Plans stall for 450 houses in Churwell as concerns raised about proposed school site
Leeds City Council planning chiefs have not yet come to a decision on whether to allow 450 houses to be built on farm land in Churwell.
A reserved matters application from Persimmon Homes for the site off Victoria Road went before the authority’s City Plans Panel this week.
Council planning officers claimed they had encouraged the developer to reduce the number of proposed houses in the development, and had suggested councillors approve the plans in principle.
But many members of the panel were unconvinced by the quality of the plans, and were concerned around drainage issues and the proposed future site for a school, for which the developers had offered the land but would not build.
Speaking at the meeting, Coun Peter Carlill (Lab) said: “We need to look at how this will be safe for children to cross the road when they go to school.
“The school will come forward as a future application, but I do want us to carefully look at how that school should be.”
The plan would see the houses built in a green field underneath electricity pylons.

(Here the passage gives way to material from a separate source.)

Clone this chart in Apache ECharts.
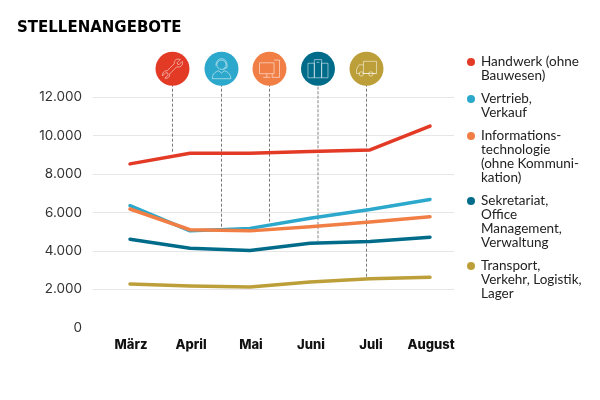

According to a report by Leeds City Council officers, the development will be made up of 23 two bed apartments, eight two bed bungalows, 102 two bed semi/terrace houses, 125 three bed semi/terrace houses, 84 three bed detached and 108 four bed semi/terrace/detached houses.
The site would also contain a 1.8 hectare area of land for a primary school to be built in the future. But councillors believed the proposed school site was in a difficult location for traffic, and were concerned that no commitment had been made by anyone to actually build the school.
Coun Robert Finnigan (MBI) said: “One of the most interesting and puzzling areas is to do with public open spaces.
"Children can play under electricity pylons – you would advise your kids very strongly not to fly a kite.
“Is this a quality development? We should get a development that is the best possible – this is far from the best possible.”
Coun Colin Campbell (Lib Dem) said: “The more we talk about it, the more concerned I have become about the detail of this development. There is no way I can support this.”
Coun Caroline Gruen (Lab) said: “I am concerned that the school will have to come along from a different developer. I think there is a strong possibility that it might not come forward.
“Whoever designed the school to be in that position was clearly not thinking about the school, they were thinking about the development.
“It is still a really ordinary development.”
Coun Paul Wadsworth (Con) said: “I am not confident the school will ever come on stream. It will be a significant detriment if we are not going to build the school.”
Coun Neil Buckley (Con) : “It would be a dereliction of our duty if we did anything other than decline this or refer it back (to officers).”
The council’s own rules require 15 per cent of new builds to be classed as affordable housing (20 percent cheaper than local market rates) – 68 of these houses would fall into this bracket.
A report by council officers into the plans had recommended the plans be approved in principle, adding: “The site is an important strategic housing site, and the largest allocation within the south Leeds area and overall the design of the dwellings, together with the proposed layout, provides a housing scheme that responds to the general character.
“With consideration being given to all other matters, the proposal is considered to be acceptable and recommended for approval subject to conditions.”
Councillors agreed to defer the item for officers to get more information from the developers around drainage, the future of the proposed school site and the quality of the builds. It is expected to go back before the panel in the coming months.